Pendant six mois, je dormais sur un matelas en paille », se rappelle-t-elle. Paradoxe pour une femme qui, en Europe, avait connu une vie de luxe et de luxure racontée dans « Cendres et brases ». Elle a pu s'extraire de ce calvaire grâce à un guide religieux mouride, Serigne Khassim Mbacké qui changea littéralement le cours de sa vie tourmentée. Face à lui, elle a éclaté en sanglots, pleurant toutes les larmes de son corps. Chez le marabout, elle a fait du « tarbiya » (recherche de connaissance et dévouement total), un « retour aux absolus » qui l'a fortement inspirée dans l'écriture de Riwan. « Il me faisait confiance et m'a redonnée foi en moi-même.
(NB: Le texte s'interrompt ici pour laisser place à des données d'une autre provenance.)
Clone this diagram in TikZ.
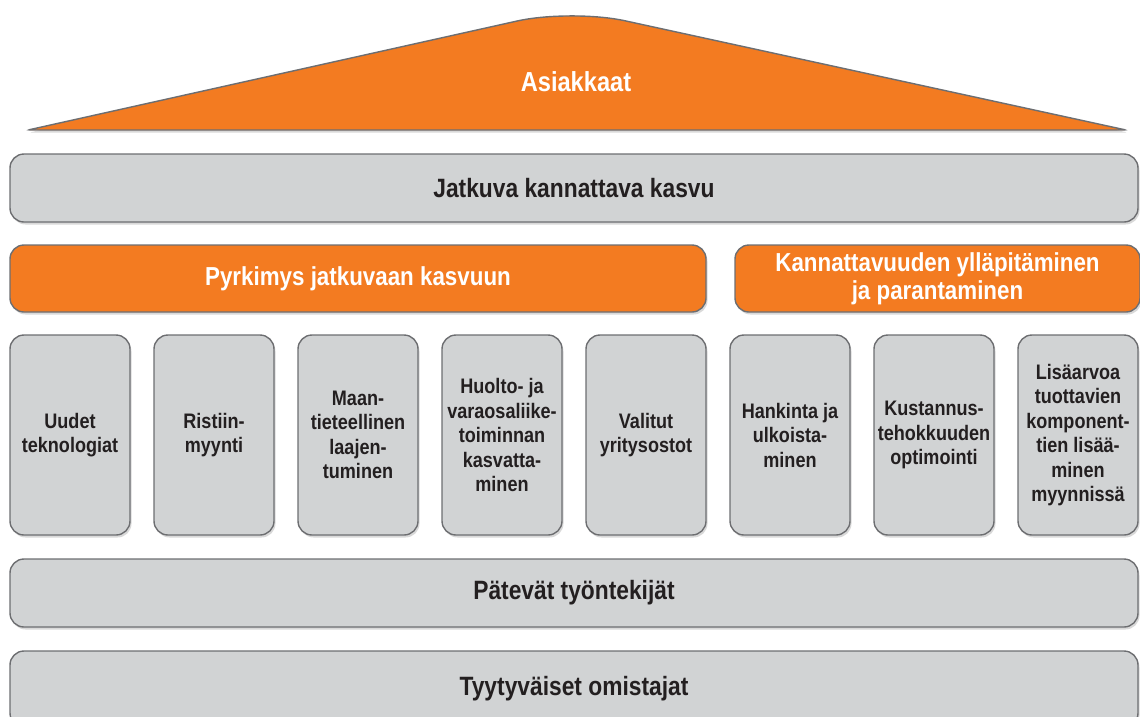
\documentclass[tikz,border=0pt]{standalone}
\usepackage{fontspec}
\setmainfont{Liberation Sans}[FakeStretch=0.86]
\usetikzlibrary{shadows}
\definecolor{roofor}{HTML}{F37B21}
\definecolor{slab}{HTML}{D1D3D4}
\definecolor{rim}{HTML}{6D6E71}
\definecolor{ink}{HTML}{231F20}

\begin{document}
\begin{tikzpicture}[x=1pt, y=-1pt,
	base/.style={draw=rim, line width=1.4pt, rounded corners=14pt, inner sep=0pt,
		drop shadow={opacity=.3, shadow xshift=1.5pt, shadow yshift=-2.5pt}},
	band/.style={base, fill=slab, text=ink, minimum width=1128pt, minimum height=68pt,
		font=\bfseries\fontsize{26.5}{30}\selectfont},
	bar/.style={base, fill=roofor, text=white, minimum height=67pt, align=center,
		font=\bfseries\fontsize{26}{28}\selectfont},
	pillar/.style={base, fill=slab, text=ink, minimum width=120pt, minimum height=200pt, align=center,
		font=\bfseries\fontsize{21}{24.5}\selectfont}]
	\useasboundingbox (0,0) rectangle (1140,716);
	% roof
	\draw[draw=rim, line width=1.4pt, fill=roofor, drop shadow={opacity=.3, shadow xshift=1.5pt, shadow yshift=-2.5pt}]
		(28,130) [rounded corners=55pt] -- (571,9) [rounded corners=2pt] -- (1126,130) -- cycle;
	\node[text=white, font=\bfseries\fontsize{27.5}{30}\selectfont] (asiakkaat) at (576,82) {Asiakkaat};
	% bands
	\node[band] (kasvu) at (574,188) {Jatkuva kannattava kasvu};
	\node[bar, minimum width=696pt] (pyrkimys) at (358,278.5) {Pyrkimys jatkuvaan kasvuun};
	\node[bar, minimum width=405pt] (kannatt) at (937.5,278.5) {Kannattavuuden ylläpitäminen\\ja parantaminen};
	% pillars
	\foreach \txt [count=\i from 0] in {{Uudet\\teknologiat}, {Ristiin-\\myynti},
		{Maan-\\tieteellinen\\laajen-\\tuminen}, {Huolto- ja\\varaosaliike-\\toiminnan\\kasvatta-\\minen},
		{Valitut\\yritysostot}, {Hankinta ja\\ulkoista-\\minen},
		{Kustannus-\\tehokkuuden\\optimointi},
		{Lisäarvoa\\tuottavien\\komponent-\\tien lisää-\\minen\\myynnissä}}
		\node[pillar] (p\i) at ({70+144*\i},435) {\txt};
	\node[band] (tyontekijat) at (574,593) {Pätevät työntekijät};
	\node[band, minimum height=76pt] (omistajat) at (574,689) {Tyytyväiset omistajat};
\end{tikzpicture}
\end{document}
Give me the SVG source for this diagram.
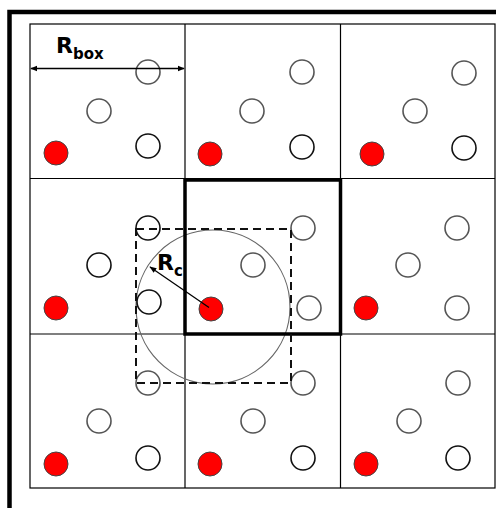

Je croyais tellement en lui que je buvais l'eau avec laquelle il se lavait les mains. Quand j'approchais de sa maison, j'enlevais mes chaussures tellement je le respectais ».

Cette expérience religieuse l'a beaucoup servie et aidée à retrouver ses repères pour construire le puzzle de sa vie, elle qui était destinée à être un déchet de la société. « A travers ma trilogie, j'ai commencé une déconstruction en faisant de chaque expérience, de chaque échec, une force et une énergie, soutenue par un désir ardent de vivre. La vie n'est pas déterminée, elle est faite pour être vécue », explique Ken Bugul. Un an après « Riwan », elle a écrit « La folie et la mort » en neuf mois pour relever un « défi littéraire » que lui avait lancé le romancier Boubacar Boris Diop. Puis, en 2003, elle rédigea « De l'autre côté du regard » afin de se réapproprier sa mère dans l'au-delà. Une sorte d'errance spatio-temporelle à travers le monde. Selon Ken Bugul, il faut toujours se remettre en question. Elle qui n'a aucun diplôme universitaire est fière de voir ses oeuvres étudiées dans de grandes universités. Normal, car son credo a toujours été de vivre au-dessus de la vie.